Ploutarchos L. Theocharidis
Apart from the walls and the towers which we have described above – and, of course, the katholikon – there are two other surviving buildings of the Monastery which date from the Byzantine era: the Chapel of the Aghioi Anargyroi and the bell-tower. An inscription of 1319/20 incorporated today into the western facade of the exonarthex of the katholikon refers to the reconstruction of the refectory of that time and of the olive press, a building that may have been connected to it in some way.
Of the Byzantine refectory we cannot at present give a further assessment, apart from the fact that it was evidently equipped with the marble tables which were later installed in the present refectory (of 1785) and that it most probably stood on approximately the same site.
The Chapel of the Aghioi Anargyroi is a small three-aisled basilica with wall-paintings apparently of the 14th century but over-painted in the middle of the 19th, when extensive repair work was undertaken and gave the building its present shape.

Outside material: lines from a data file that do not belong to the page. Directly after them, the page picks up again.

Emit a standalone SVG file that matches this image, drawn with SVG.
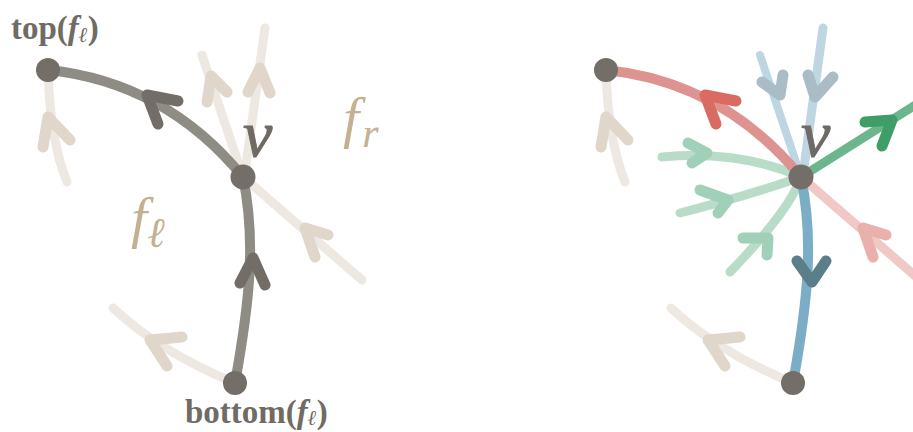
<svg xmlns="http://www.w3.org/2000/svg" width="913" height="432" viewBox="0 0 913 432">
<style>
.e{fill:none;stroke-linecap:round;stroke-linejoin:round}
.a{fill:none;stroke-linecap:round;stroke-linejoin:round;stroke-width:11}
.faint{stroke:#ede8e1;stroke-width:9}
.faintA{stroke:#e0d6ca}
.gray{stroke:#8f8b85;stroke-width:10}
.grayA{stroke:#726d67}
.node{fill:#736e68}
.lbl{font-family:"Liberation Serif","DejaVu Serif",serif;font-weight:bold;fill:#706b65;font-size:33px}
.math{font-family:"Liberation Serif","DejaVu Serif",serif;font-style:italic}
.tan{fill:#c3b192}
</style>
<rect width="913" height="432" fill="#ffffff"/>
<g id="connectors">
  <!-- left panel faint edges -->
  <path class="e faint" d="M245,172 L265,28"/>
  <path class="a faintA" d="M248,92 L260,68 L270,93"/>
  <path class="e faint" d="M243,177 L202,55"/>
  <path class="a faintA" d="M207,102 L211,76 L227,92"/>
  <path class="e faint" d="M243,177 L362,280"/>
  <path class="a faintA" d="M328,235 L305,228 L315,257"/>
  <path class="e faint" d="M48,70 Q50,140 67,182"/>
  <path class="a faintA" d="M43,147 L48,117 L70,140"/>
  <path class="e faint" d="M235,383 Q160,352 113,308"/>
  <path class="a faintA" d="M182,337 L150,340 L167,366"/>
  <!-- left gray -->
  <path class="e gray" d="M48,70 Q165,82 243,177"/>
  <path class="a grayA" d="M178,101 L147,95 L158,124"/>
  <path class="e gray" d="M235,383 C250,300 256,240 243,177"/>
  <path class="a grayA" d="M240,283 L253,258 L265,285"/>

  <!-- right panel faint edges -->
  <path class="e faint" d="M606,70 Q608,140 625,182"/>
  <path class="a faintA" d="M601,147 L606,117 L628,140"/>
  <path class="e faint" d="M793,383 Q718,352 671,308"/>
  <path class="a faintA" d="M740,337 L708,340 L725,366"/>
  <!-- light blue -->
  <path class="e" stroke="#bdd6e2" stroke-width="9" d="M823,28 L803,175"/>
  <path class="a" stroke="#aabcc6" d="M808,75 L815,97 L833,77"/>
  <path class="e" stroke="#bdd6e2" stroke-width="8" d="M760,55 L801,177"/>
  <path class="a" stroke="#aabcc6" d="M762,82 L780,95 L783,75"/>
  <!-- light green -->
  <path class="e" stroke="#b9dcc8" stroke-width="9" d="M662,157 Q740,150 801,177"/>
  <path class="a" stroke="#a0d0b8" d="M688,143 L707,153 L692,163"/>
  <path class="e" stroke="#b9dcc8" stroke-width="9" d="M680,213 Q750,195 801,177"/>
  <path class="a" stroke="#a0d0b8" d="M700,190 L728,200 L718,213"/>
  <path class="e" stroke="#b9dcc8" stroke-width="9" d="M730,272 Q790,210 801,177"/>
  <path class="a" stroke="#a0d0b8" d="M743,238 L768,238 L767,255"/>
  <!-- light red -->
  <path class="e" stroke="#f0c8c5" stroke-width="9" d="M801,177 L920,280"/>
  <path class="a" stroke="#e9b0ac" d="M886,235 L863,228 L873,257"/>
  <!-- red -->
  <path class="e" stroke="#df9391" stroke-width="10" d="M606,70 Q723,82 801,177"/>
  <path class="a" stroke="#d96b62" d="M736,101 L705,95 L716,124"/>
  <!-- green -->
  <path class="e" stroke="#6db68d" stroke-width="9" d="M801,177 L925,99"/>
  <path class="a" stroke="#3f9d68" d="M865,122 L892,120 L882,146"/>
  <!-- blue -->
  <path class="e" stroke="#7badc6" stroke-width="10" d="M793,383 C808,300 814,240 801,177"/>
  <path class="a" stroke="#5b7f8a" d="M797,261 L812,282 L826,261"/>
</g>
<g id="node-top-left"><circle class="node" cx="48" cy="70" r="12"/></g>
<g id="node-v-left"><circle class="node" cx="243" cy="177" r="12.5"/></g>
<g id="node-bottom-left"><circle class="node" cx="235" cy="383" r="12"/></g>
<g id="node-top-right"><circle class="node" cx="606" cy="70" r="12"/></g>
<g id="node-v-right"><circle class="node" cx="801" cy="177" r="12.5"/></g>
<g id="node-bottom-right"><circle class="node" cx="793" cy="383" r="12"/></g>
<g id="labels">
  <text class="lbl" x="11" y="39">top(<tspan class="math">f</tspan><tspan class="math" font-size="21" dy="3">ℓ</tspan><tspan dy="-3">)</tspan></text>
  <text class="lbl" x="185" y="423">bottom(<tspan class="math">f</tspan><tspan class="math" font-size="21" dy="2">ℓ</tspan><tspan dy="-2">)</tspan></text>
  <text class="math" x="243" y="156" font-size="66" fill="#6f6a64" stroke="#6f6a64" stroke-width="1">v</text>
  <text class="math" x="801" y="156" font-size="66" fill="#6f6a64" stroke="#6f6a64" stroke-width="1">v</text>
  <text class="math tan" x="343" y="137" font-size="58">f<tspan font-size="42" dx="3" dy="10">r</tspan></text>
  <text class="math tan" x="131" y="237" font-size="58">f<tspan font-size="42" dy="10">ℓ</tspan></text>
</g>
</svg>
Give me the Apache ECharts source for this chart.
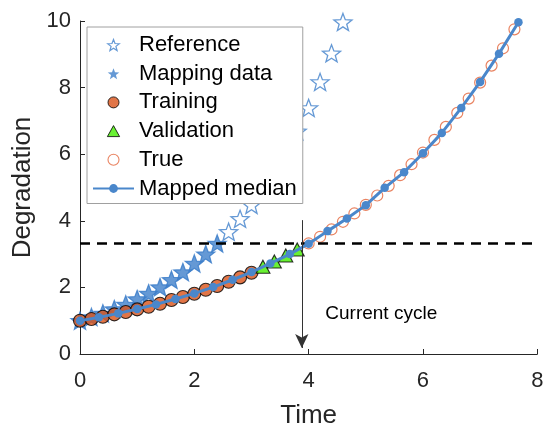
<!DOCTYPE html>
<html>
<head>
<meta charset="utf-8">
<script src="https://cdn.jsdelivr.net/npm/echarts/dist/echarts.min.js"></script>
<style>
  html, body { margin: 0; padding: 0; background: #fff; }
  #chart { width: 543px; height: 427px; }
</style>
</head>
<body>
<div id="chart"></div>
<script>
// Reference degradation trajectory (all cycles) and the part used for mapping
const refTime = [0, 0.2, 0.4, 0.6, 0.8, 1.0, 1.2, 1.4, 1.6, 1.8, 2.0, 2.2, 2.4, 2.6, 2.8, 3.0, 3.2, 3.4, 3.6, 3.8, 4.0, 4.2, 4.4, 4.6];
const refValue = [1.00, 1.11, 1.22, 1.35, 1.49, 1.65, 1.82, 2.01, 2.23, 2.46, 2.72, 3.00, 3.32, 3.67, 4.06, 4.48, 4.95, 5.47, 6.05, 6.69, 7.39, 8.17, 9.03, 9.97];
const mapTime = [0, 0.2, 0.4, 0.6, 0.8, 1.0, 1.2, 1.4, 1.6, 1.8, 2.0, 2.2, 2.4];
const mapValue = [1.00, 1.11, 1.22, 1.35, 1.49, 1.65, 1.82, 2.01, 2.23, 2.46, 2.72, 3.00, 3.32];

// Observed unit: training and validation measurements
const trainTime = [0, 0.2, 0.4, 0.6, 0.8, 1.0, 1.2, 1.4, 1.6, 1.8, 2.0, 2.2, 2.4, 2.6, 2.8, 3.0];
const trainValue = [1.00, 1.05, 1.12, 1.19, 1.26, 1.34, 1.42, 1.51, 1.62, 1.71, 1.81, 1.93, 2.04, 2.17, 2.30, 2.44];
const valTime = [3.2, 3.4, 3.6, 3.8];
const valValue = [2.62, 2.78, 2.96, 3.14];

// Future true degradation of the observed unit
const trueTime = [4.0, 4.2, 4.4, 4.6, 4.8, 5.0, 5.2, 5.4, 5.6, 5.8, 6.0, 6.2, 6.4, 6.6, 6.8, 7.0, 7.2, 7.4, 7.6];
const trueValue = [3.32, 3.52, 3.74, 3.97, 4.22, 4.48, 4.76, 5.05, 5.37, 5.70, 6.05, 6.43, 6.82, 7.24, 7.67, 8.15, 8.66, 9.18, 9.75];

// Median of the mapped reference trajectories
const medTime = [0, 0.33, 0.67, 1.0, 1.33, 1.67, 2.0, 2.33, 2.67, 3.0, 3.33, 3.67, 4.0, 4.33, 4.67, 5.0, 5.33, 5.67, 6.0, 6.33, 6.67, 7.0, 7.33, 7.67];
const medValue = [1.00, 1.10, 1.22, 1.35, 1.49, 1.65, 1.82, 2.01, 2.23, 2.46, 2.72, 3.00, 3.31, 3.69, 4.07, 4.47, 4.99, 5.46, 6.03, 6.64, 7.39, 8.17, 9.02, 9.96];

// Degradation threshold and current cycle marker
const threshold = 3.32;
const thresholdSpan = [0, 8];
const currentCycle = 3.88;
const arrowSpan = [4.02, 0.18];
const cycleLabel = 'Current cycle';
const cycleLabelAt = [5.27, 1.22];

const xTicks = { min: 0, max: 8, interval: 2 };
const yTicks = { min: 0, max: 10, interval: 2 };

const zip = (xs, ys) => xs.map((x, i) => [x, ys[i]]);

const FONT = '"Liberation Sans", Arial, Helvetica, sans-serif';
const INK = '#262626';
const STAR = 'path://M100,0 L124.69,66.02 L195.1,69.1 L139.94,112.98 L158.8,180.9 L100,142 L41.2,180.9 L60.06,112.98 L4.9,69.1 L75.31,66.02 Z';
const TRI = 'path://M50,0 L100,90 L0,90 Z';
const BLUE_STAR = '#3f7fca';
const BLUE_LINE = '#4a87cb';
const ORANGE = '#d95319';
const GREEN = '#44ee00';
const TRUE_EDGE = '#e4643a';

// Legend entries with their own marker glyphs
const legendEntries = [
  { name: 'Reference', icon: STAR, itemStyle: { color: '#fff', borderColor: BLUE_STAR, borderWidth: 1.2 } },
  { name: 'Mapping data', icon: STAR, itemStyle: { color: BLUE_STAR, borderWidth: 0 } },
  { name: 'Training', icon: 'circle', itemStyle: { color: ORANGE, borderColor: '#000', borderWidth: 1 } },
  { name: 'Validation', icon: TRI, itemStyle: { color: GREEN, borderColor: '#000', borderWidth: 1 } },
  { name: 'True', icon: 'circle', itemStyle: { color: '#fff', borderColor: TRUE_EDGE, borderWidth: 1.1 } },
  { name: 'Mapped median' }
];

const chart = echarts.init(document.getElementById('chart'), null, { renderer: 'canvas' });

const axisCommon = {
  type: 'value',
  nameLocation: 'middle',
  nameTextStyle: { fontSize: 26, color: INK, fontFamily: FONT },
  axisLine: { show: true, onZero: false, lineStyle: { color: INK, width: 1 } },
  axisTick: { show: true, inside: true, length: 5, lineStyle: { color: INK, width: 1 } },
  splitLine: { show: false },
  minorTick: { show: false }
};

chart.setOption({
  animation: false,
  backgroundColor: '#fff',
  textStyle: { fontFamily: FONT },
  grid: { left: 80, right: 5.7, top: 21, bottom: 73, containLabel: false, outerBoundsMode: 'none' },
  xAxis: Object.assign({}, axisCommon, {
    min: xTicks.min, max: xTicks.max, interval: xTicks.interval,
    name: 'Time', nameGap: 49,
    axisLabel: { fontSize: 22, color: INK, margin: 16, fontFamily: FONT }
  }),
  yAxis: Object.assign({}, axisCommon, {
    min: yTicks.min, max: yTicks.max, interval: yTicks.interval,
    name: 'Degradation', nameGap: 42,
    axisLabel: { fontSize: 22, color: INK, margin: 9, fontFamily: FONT }
  }),
  legend: {
    data: legendEntries,
    orient: 'vertical',
    left: 87, top: 27,
    padding: [7, 6, 4, 5],
    itemGap: 6.7,
    itemWidth: 41,
    itemHeight: 11,
    symbolKeepAspect: true,
    backgroundColor: '#fff',
    borderColor: '#a0a0a0',
    borderWidth: 1,
    borderRadius: 0,
    selectedMode: false,
    z: 20,
    textStyle: { fontSize: 22, lineHeight: 22, color: '#000', fontFamily: FONT }
  },
  series: [
    {
      name: 'Reference', type: 'scatter',
      data: zip(refTime, refValue),
      symbol: STAR, symbolKeepAspect: true, symbolSize: 18,
      itemStyle: { color: 'rgba(255,255,255,0)', borderColor: BLUE_STAR, borderWidth: 1.3 }
    },
    {
      name: 'Mapping data', type: 'scatter',
      data: zip(mapTime, mapValue),
      symbol: STAR, symbolKeepAspect: true, symbolSize: 19,
      itemStyle: { color: BLUE_STAR }
    },
    {
      name: 'Threshold', type: 'line',
      data: thresholdSpan.map(x => [x, threshold]),
      symbol: 'none', silent: true,
      lineStyle: { color: '#000', width: 2.6, type: [10, 7] },
      markLine: {
        silent: true, animation: false,
        symbol: ['none', 'arrow'], symbolSize: [10, 14],
        label: { show: false },
        lineStyle: { color: '#333', width: 1, type: 'solid' },
        data: [[{ coord: [currentCycle, arrowSpan[0]] }, { coord: [currentCycle, arrowSpan[1]] }]]
      },
      markPoint: {
        silent: true, animation: false,
        symbol: 'circle', symbolSize: 1,
        itemStyle: { color: 'rgba(0,0,0,0)' },
        label: { show: true, position: 'inside', formatter: cycleLabel, fontSize: 19, color: '#000', fontFamily: FONT },
        data: [{ coord: cycleLabelAt }]
      }
    },
    {
      name: 'Mapped median', type: 'line',
      data: zip(medTime, medValue),
      symbol: 'circle', symbolSize: 8.5, showSymbol: true,
      lineStyle: { color: BLUE_LINE, width: 3 },
      itemStyle: { color: BLUE_LINE }
    },
    {
      name: 'True', type: 'scatter',
      data: zip(trueTime, trueValue),
      symbol: 'circle', symbolSize: 11,
      itemStyle: { color: 'rgba(255,255,255,0)', borderColor: TRUE_EDGE, borderWidth: 1.2 }
    },
    {
      name: 'Training', type: 'scatter',
      data: zip(trainTime, trainValue),
      symbol: 'circle', symbolSize: 13,
      itemStyle: { color: ORANGE, borderColor: '#000', borderWidth: 1.1 }
    },
    {
      name: 'Validation', type: 'scatter',
      data: zip(valTime, valValue),
      symbol: 'triangle', symbolSize: [14, 13],
      itemStyle: { color: GREEN, borderColor: '#000', borderWidth: 1.1 }
    }
  ]
});
</script>
</body>
</html>
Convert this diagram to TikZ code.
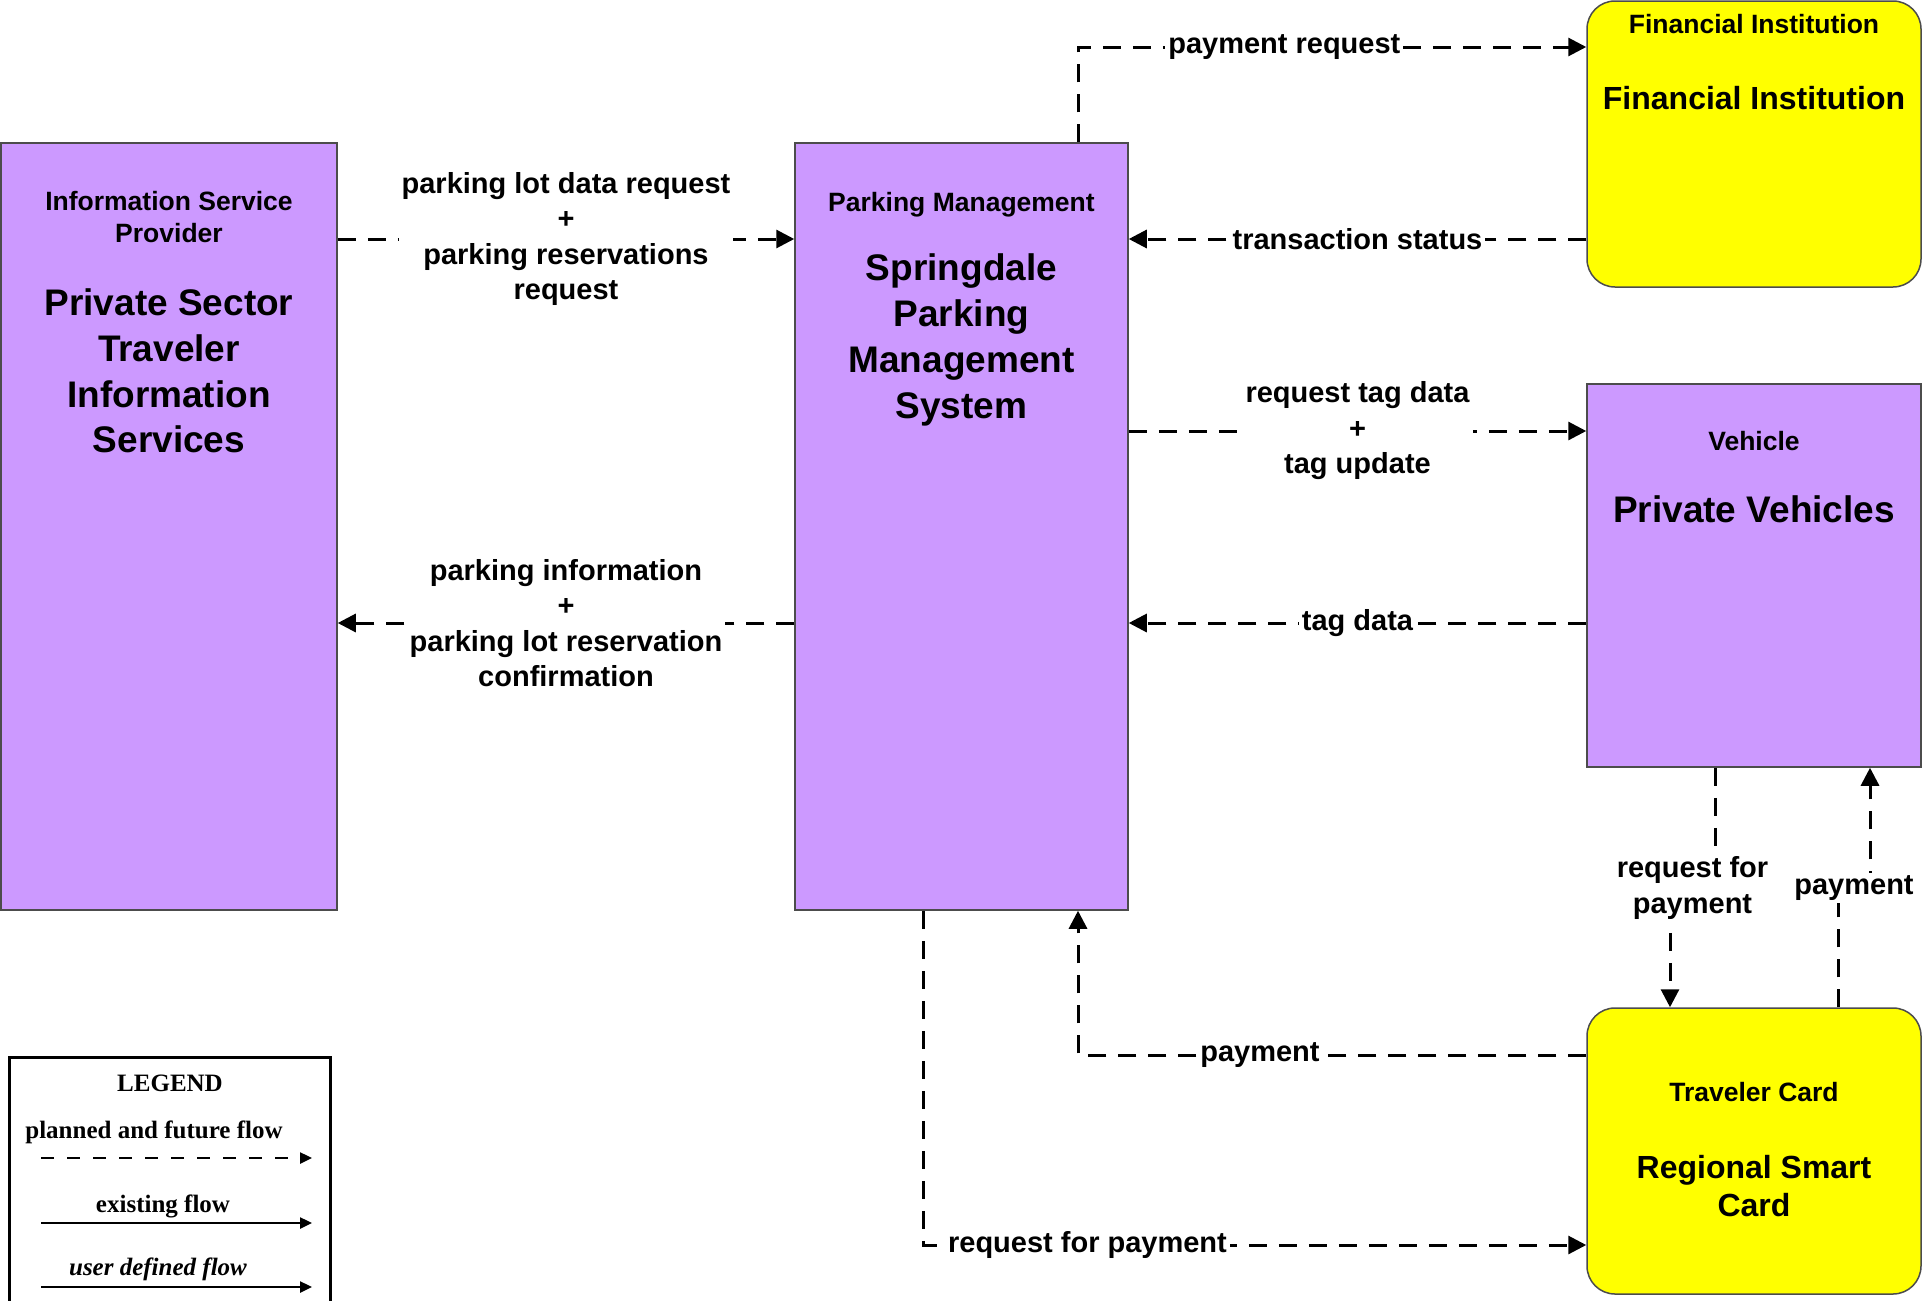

The church was connected with an infirmary which survived to the north of it probably until the middle of the 19th century. It is not impossible that this infirmary had some connection with the one which is cited as among the benefactions of the Serbian Despot John Uglesha in the chrysobull* at Simonopetra, dated 1368. At all events, Uglesha is depicted in the wall-paintings of the narthex (1847) as a founder, together with St Sabbas of Chilandari whom the written tradition of the Monastery regards as a founder of the church.
The bell-tower of 1427 is today the only one of Byzantine origin on the Holy Mountain. Its elegant structure takes the form of two zones of high-shafted, blind arcades on the outside walls, and it has a large two-lobed opening in each of the sides at the highest level. Its wooden roof, possibly a model for many other Athonite bell-towers, is not unlikely to be of later origin.